As pathogen is eliminated, the number of effector CD4+ T cells is reduced to avoid potential autoimmunity. During this contraction phase, long-lived CD4+ T cells termed ‘memory’ T cells survive from the effector pool to respond more quickly and robustly to repeated encounters with the same pathogen. This effector-to-memory transition is required for the generation of both naturally occurring and vaccine-induced long-term immunity.

The importance of both effector and memory T cell populations to human health has led to intense interest in elucidating the molecular mechanisms responsible for regulating their differentiation and function. The major goal of the Oestreich laboratory’s molecular immunology research program is to understand how cell-extrinsic cytokine signals and downstream transcription factor activities are integrated to properly regulate the differentiation and function of CD4+ T helper cell populations.  This work is significant, as our findings have the potential to  inform more specific and selective manipulation of T cell-mediated immune responses, both advancing strategies to improve vaccine efficacy and influencing the rational design of novel immunotherapeutic approaches to treat human disease.

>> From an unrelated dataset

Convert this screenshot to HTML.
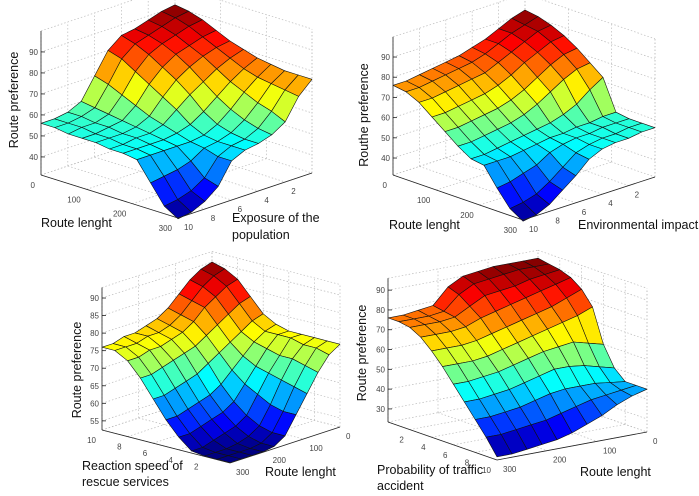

Active research areas within the Oestreich Laboratory Include:

  1. Identifying novel regulatory pathways underlying effector and memory T cell immune responses.
  2. Defining the role of Ikaros zinc finger transcription factors in regulating T cell differentiation and function.
  3. Identifying novel roles for a lymphocyte-associated transcriptional complex in promoting lymphocyte mimicry and cancer metastasis.